The fixed-income reality
The defining feature of a fixed income is that it does not grow to absorb a mistake. A variable-income earner who overcommits can sometimes pick up extra work; on a fixed income, an overcommitment just means a tighter month, every month, until the plan ends. That is not a reason to never use easy-pay — it is a reason to use it with extra precision.
What works on a fixed income
| Practice | Why it matters on a fixed income |
|---|---|
| Short interest-free plans only | A defined, brief commitment — no interest, no surprises |
| One plan at a time | Your budget can see and absorb exactly one payment |
| Payments sized to a comfortable margin | Leaves room for essentials and the unexpected |
| Planned purchases only | No impulse buys that strain a fixed budget |
| Autopay with a buffer | Protects against a missed payment and its fees |
The math to do before any plan
On a fixed income, do this simple check before agreeing to any easy-pay plan: take the payment amount and ask whether your budget could absorb it comfortably — not just barely — for every payment in the plan, while still covering essentials, healthcare, and a small cushion. If the answer is a confident yes, the plan fits. If it is “probably” or “if nothing goes wrong,” it does not. A fixed income leaves no room for “probably.”
What does not work
Two things to avoid on a fixed income. Longer interest-bearing plans — they stretch a commitment over many months and add cost, both of which a fixed income handles poorly. Stick to short interest-free plans. Stacking plans — multiple payments on different schedules is hard for any budget and especially unforgiving on a fixed one. One plan at a time, always.

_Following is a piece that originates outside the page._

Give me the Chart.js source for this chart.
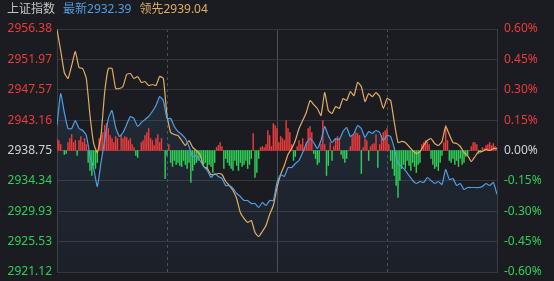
<!DOCTYPE html>
<html>
<head>
<meta charset="utf-8">
<script src="https://cdn.jsdelivr.net/npm/chart.js@4.4.1/dist/chart.umd.min.js"></script>
<style>
  html, body { margin: 0; padding: 0; background: #1b1c21; }
  #wrap { position: relative; width: 554px; height: 281px; }
  #head { position: absolute; left: 7px; top: 1px; font: 12px "Noto Sans", "Noto Sans CJK SC", sans-serif; line-height: 16px; white-space: nowrap; }
  #head span { margin-right: 8px; }
</style>
</head>
<body>
<div id="wrap">
  <div id="head">
    <span style="color:#c4c4c4">上证指数</span><span style="color:#4f9fe4">最新2932.39</span><span style="color:#e3ac62">领先2939.04</span>
  </div>
  <canvas id="c"></canvas>
</div>
<script>
// --- données ---
const base = 2938.75;

// ticks de l'axe gauche (points) et droit (%)
const leftTicks = [2956.38, 2951.97, 2947.57, 2943.16, 2938.75, 2934.34, 2929.93, 2925.53, 2921.12];
const pctTicks = [0.60, 0.45, 0.30, 0.15, 0.00, -0.15, -0.30, -0.45, -0.60];
// repères verticaux (minutes depuis 9:30) : 10:30, 11:30/13:00, 14:00
const timeTicks = [0, 60, 120, 180, 240];

// minutes de la séance (0 = 9:30, 240 = 15:00), une valeur toutes les 2 minutes
const latest = [
  2942.38, 2947.02, 2944.26, 2941.94, 2941.94, 2943.10, 2941.94, 2941.65, 2940.93, 2938.02,
  2936.14, 2933.53, 2937.01, 2940.20, 2943.39, 2944.55, 2942.09, 2940.78, 2941.36, 2942.52,
  2943.68, 2943.39, 2942.23, 2942.81, 2943.25, 2943.68, 2944.41, 2945.28, 2946.58, 2946.00,
  2943.39, 2943.39, 2942.23, 2941.51, 2941.07, 2940.49, 2939.33, 2937.88, 2938.02, 2937.30,
  2936.43, 2935.85, 2934.83, 2935.41, 2934.98, 2934.69, 2933.67, 2933.67, 2933.24, 2932.51,
  2932.08, 2931.50, 2931.50, 2931.06, 2931.06, 2930.48, 2931.21, 2930.77, 2931.50, 2931.50,
  2934.11, 2935.27, 2934.98, 2936.28, 2936.28, 2936.86, 2937.30, 2938.46, 2939.77, 2940.49,
  2939.91, 2939.04, 2940.20, 2942.23, 2940.93, 2939.91, 2940.49, 2940.35, 2941.51, 2942.09,
  2940.78, 2941.22, 2942.38, 2941.94, 2940.64, 2941.51, 2941.22, 2941.65, 2941.36, 2940.20,
  2940.93, 2940.78, 2939.04, 2936.86, 2936.43, 2935.85, 2935.12, 2934.40, 2933.96, 2934.25,
  2934.11, 2934.83, 2934.40, 2933.96, 2934.25, 2933.82, 2935.99, 2934.54, 2934.69, 2933.67,
  2933.96, 2933.09, 2933.38, 2933.38, 2933.38, 2933.38, 2933.53, 2933.96, 2933.67, 2934.11,
  2932.39
];

const leading = [
  2956.30, 2953.26, 2950.07, 2949.20, 2951.08, 2953.11, 2950.79, 2950.65, 2949.20, 2943.83,
  2939.77, 2938.46, 2940.93, 2947.16, 2950.65, 2950.65, 2947.74, 2947.74, 2948.03, 2949.78,
  2949.92, 2949.20, 2949.49, 2948.62, 2948.76, 2948.18, 2948.33, 2948.18, 2949.49, 2949.20,
  2943.83, 2941.36, 2941.07, 2940.93, 2940.20, 2939.48, 2940.20, 2939.19, 2938.75, 2938.17,
  2936.43, 2936.14, 2935.27, 2935.27, 2935.41, 2935.27, 2934.25, 2933.67, 2932.95, 2931.79,
  2929.76, 2928.89, 2928.31, 2928.60, 2926.85, 2926.27, 2927.00, 2927.87, 2929.47, 2930.77,
  2933.38, 2935.27, 2936.57, 2938.17, 2939.04, 2940.20, 2941.94, 2943.10, 2944.26, 2946.00,
  2945.42, 2944.84, 2943.83, 2947.16, 2944.55, 2944.12, 2945.13, 2944.84, 2946.29, 2946.00,
  2947.31, 2946.73, 2948.62, 2948.03, 2945.86, 2947.02, 2946.58, 2947.16, 2946.58, 2944.84,
  2946.29, 2946.00, 2942.81, 2939.91, 2940.06, 2939.91, 2939.33, 2938.75, 2938.31, 2938.60,
  2939.48, 2940.20, 2940.49, 2939.77, 2939.48, 2940.06, 2942.23, 2941.07, 2939.91, 2939.77,
  2939.33, 2938.46, 2938.02, 2937.15, 2937.88, 2938.60, 2938.60, 2938.90, 2938.75, 2939.04,
  2939.04
];

// barres rouges / vertes, une par minute (échelle propre, 0 au centre)
const strength = [
  12, 10, 6, 0, -4, -3, 8, 12, 16, 8, 10, -5, 10, 14, 8, 12, 6,
  -12, -20, -25, -15, -18, -12, 12, 15, 18, 25, 27, 22, 15, 12, 8, 14, 12, 0,
  15, 12, 14, 13, 10, 12, 6, 3, -5, -7, 0, 8, 10, 15, 18, 22, 12, 10, 5, 12,
  16, 8, 12, 0, -28, -5, 6, -12, -16, -10, -14, -12, -15, -16, -10, -14, -18, -12,
  -32, -20, -14, -12, -10, -8, -12, -14, -12, -18, -14, -16, -22, -12, 3, 5, 8, 4,
  -18, -8, -12, -15, -18, -20, -10, -15, -20, -12, -16, -14, -10, -18, -14, -8, 17,
  -27, -22, -8, 3, 4, 3, 6, 20, 15, 4, 27, 25, 22, 8, 14, 12, 10, 30, 22, 18, 6,
  -10, -6, 4, 10, 6, 12, 2, 8, 22, 24, 18, -3, -8, -14, -12, 6, 30, 6, -25, -15, 8,
  -10, 4, 12, 14, 12, -4, -8, -12, -8, 0, 4, 14, 16, 18, 17, 15, -23, 3, 12, 10,
  -10, 4, 6, 7, 16, -17, 6, 15, 18, 20, 22, 6, -10, -18, -25, -35, -47, -30, -18,
  -14, -18, -10, -15, -20, -12, -16, -22, -14, -12, 6, 8, 10, 8, 6, -8, -14, -18,
  -16, -20, -12, -5, 8, 25, 10, -10, -12, -8, -14, -10, -16, -8, -14, -12, -6, -4,
  0, 4, 8, 8, 6, -3, -2, 3, 2, 5, 6, 8, 5, 7, 4, 3
];

// --- couleurs ---
const RED = '#ec3b3b';
const GREEN = '#2fcf57';
const GRID = '#34363c';
const BLUE = '#4f9fe4';
const ORANGE = '#e3ac62';

// largeur fixe des axes + marge verticale réduite (les libellés débordent du cadre)
function fitAxis(s) {
  s.width = 57;
  s.paddingTop = 7;
  s.paddingBottom = 7;
}

const ctx = document.getElementById('c');

new Chart(ctx, {
  data: {
    datasets: [
      {
        type: 'line',
        label: '最新',
        data: latest.map((v, i) => ({ x: i * 2, y: v })),
        yAxisID: 'y',
        borderColor: BLUE,
        borderWidth: 1.2,
        pointRadius: 0,
        tension: 0.15,
        fill: 'start',
        backgroundColor: function(c) {
          const a = c.chart.chartArea;
          if (!a) return 'rgba(79,159,228,0.08)';
          const g = c.chart.ctx.createLinearGradient(0, a.top, 0, a.bottom);
          g.addColorStop(0, 'rgba(79,159,228,0.14)');
          g.addColorStop(1, 'rgba(79,159,228,0.04)');
          return g;
        },
        order: 1
      },
      {
        type: 'line',
        label: '领先',
        data: leading.map((v, i) => ({ x: i * 2, y: v })),
        yAxisID: 'y',
        borderColor: ORANGE,
        borderWidth: 1.2,
        pointRadius: 0,
        tension: 0.15,
        fill: false,
        order: 2
      },
      {
        type: 'bar',
        data: strength.map((v, i) => ({ x: i, y: v })),
        yAxisID: 'yb',
        backgroundColor: strength.map(v => v >= 0 ? RED : GREEN),
        barThickness: 0.8,
        order: 3
      }
    ]
  },
  options: {
    responsive: true,
    maintainAspectRatio: false,
    animation: false,
    layout: { padding: { top: 29, bottom: 9, left: 0, right: 0 } },
    plugins: {
      legend: { display: false },
      tooltip: { enabled: false },
      filler: { drawTime: 'beforeDatasetsDraw' }
    },
    scales: {
      x: {
        type: 'linear',
        min: 0,
        max: 240,
        offset: false,
        afterBuildTicks: s => { s.ticks = timeTicks.map(v => ({ value: v })); },
        afterFit: s => { s.height = 0; },
        ticks: { display: false },
        grid: {
          offset: false,
          drawTicks: false,
          color: c => (c.index === 0 || c.index === 4) ? 'rgba(0,0,0,0)' : '#4c4e55'
        },
        border: {
          display: false,
          dash: c => (c.index === 1 || c.index === 3) ? [3, 3] : []
        }
      },
      y: {
        position: 'left',
        min: leftTicks[leftTicks.length - 1],
        max: leftTicks[0],
        afterBuildTicks: s => { s.ticks = leftTicks.map(v => ({ value: v })); },
        afterFit: fitAxis,
        grid: { color: GRID, drawTicks: false },
        border: { color: '#3a3c42' },
        ticks: {
          padding: 5,
          font: { family: '"Noto Sans", "Noto Sans CJK SC", sans-serif', size: 12 },
          color: c => c.tick.value > base + 0.001 ? RED : (c.tick.value < base - 0.001 ? GREEN : '#d2d2d2'),
          callback: v => v.toFixed(2)
        }
      },
      y2: {
        position: 'right',
        min: -0.6,
        max: 0.6,
        afterBuildTicks: s => { s.ticks = pctTicks.map(v => ({ value: v })); },
        afterFit: fitAxis,
        grid: { display: false, drawTicks: false },
        border: { color: '#3a3c42' },
        ticks: {
          padding: 7,
          font: { family: '"Noto Sans", "Noto Sans CJK SC", sans-serif', size: 12 },
          color: c => c.tick.value > 0.001 ? RED : (c.tick.value < -0.001 ? GREEN : '#d2d2d2'),
          callback: v => v.toFixed(2) + '%'
        }
      },
      yb: {
        display: false,
        min: -121.5,
        max: 121.5
      }
    }
  }
});
</script>
</body>
</html>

Use easy-pay for the right things
On a fixed income, easy-pay works best for a genuine, planned, one-time purchase — replacing a worn-out appliance, a needed piece of furniture — spread over a short interest-free plan that clearly fits the budget. It does not work as a way to cover recurring costs or to stretch the budget past what the income supports. If easy-pay is being used to bridge ongoing gaps, the issue is the budget, and the better resources are assistance programs and, if needed, a nonprofit credit counselor.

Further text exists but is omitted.